Low-Carbon Dispatch of Integrated Energy Systems Considering Solar Thermal Coupled Combined Heat and Power Units

Abstract

To reduce carbon emissions of an integrated energy system (IES), and decrease curtailment of wind and solar energy due to the “power determined by heat” characteristics of combined heat and power (CHP) units, this paper proposes a low-carbon and economic optimal scheduling model of an IES that considers solar thermal coupled with CHP. First, to alleviate the coupling of heat and electric power, a solar thermal collector (STC)-CHP unit model is developed by integrating an STC unit with the traditional CHP unit in the IES. In addition, hydrogen energy utilization equipment, including hydrogen fuel cell (HFC), hydrogen storage (HS), is introduced based on the traditional power-to-gas (P2G) process, to fully exploit the value of hydrogen.
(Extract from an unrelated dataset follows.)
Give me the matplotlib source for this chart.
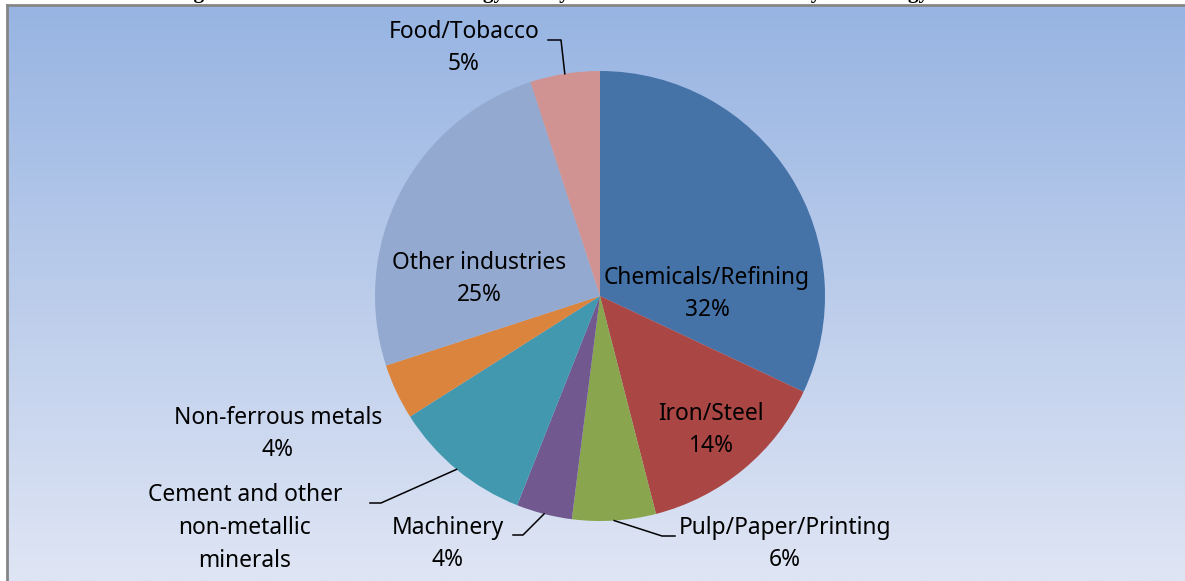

Meanwhile, the carbon capture system (CCS) is considered in the IES to reduce the carbon emission. Next, a low-carbon economic dispatch model of the STC-CHP-P2G-CCS coupled IES is established considering the reward and punishment ladder-type carbon trading (RPLCT) mechanism, aiming to minimize economic costs. The proposed model is solved by programming the CPLEX solver through the YALMIP toolbox. Finally, two categories of scenarios simulation are set up to evaluate the proposed IES and its dispatch strategy. Results show that the total daily operating cost of the proposed system amounts to 8.6525 million RMB, marking a significant reduction of 8.2695 million RMB compared to the basic system. This substantial saving not only covers but also exceeds the daily investment cost of 1.8561 million RMB required for the new equipment, demonstrating a certain level of economic viability. In addition, the system achieves a 100% renewable energy accommodation rate, and carbon emissions are reduced by 2596.3 tons by incorporating the RPLCT mechanism, achieving negative carbon emissions.